Featuring nearly thirty works, this exhibition is the first to bring together a genre of Chinese painting known as meiren hua, or paintings of beautiful women. Situating the works within the social and economic contexts of the High Qing period (mid-seventeenth to the late eighteenth century), the exhibition challenges the prevailing opinion that these subjects are high status women—either members of the court or other privileged women. By reading the visual codes embedded in the images, Beauty Revealed instead makes the case that these women are courtesans.

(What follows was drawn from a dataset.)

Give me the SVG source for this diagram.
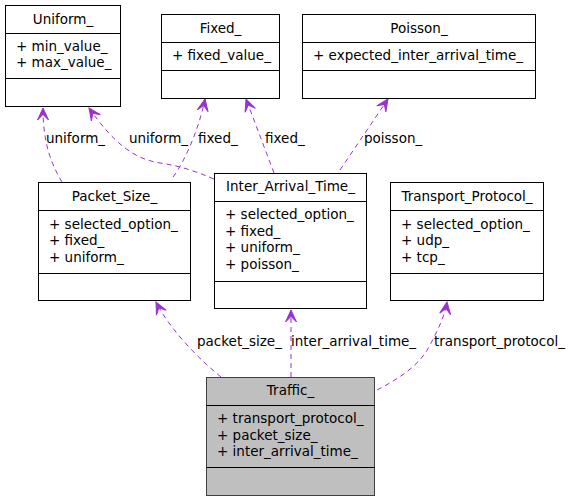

Borrowing seldom-before-utilized techniques from the West, including one-point perspective and heavy opaque colors, the artists, many of them unknown professional painters who painted on demand and for a fee, pursue a realism not previously seen in Chinese painting. Rather than the willowy beauty shown in a garden setting or surrounded by family among luxurious furnishings typical of earlier periods, these paintings generally feature a single, near life-size figure, often in a brazenly unladylike posture. Their garments tend to be low cut and transparent, and their bound feet exposed. For example, the direct gaze of the woman in Putting out the Lamp, addressed to the (presumably male) intended viewer, offers a suggestive undercurrent of greater intimacy, one of the hallmarks of this genre. Other codes of accessibility include the woman’s relaxed posture with right leg drawn up under left, the open sleeves that reveal her arms, and the highly stylized extension of her right hand in a controlled gesture reaching to snuff out the light. Her expression engages the audience in a way never before seen in Chinese figure painting.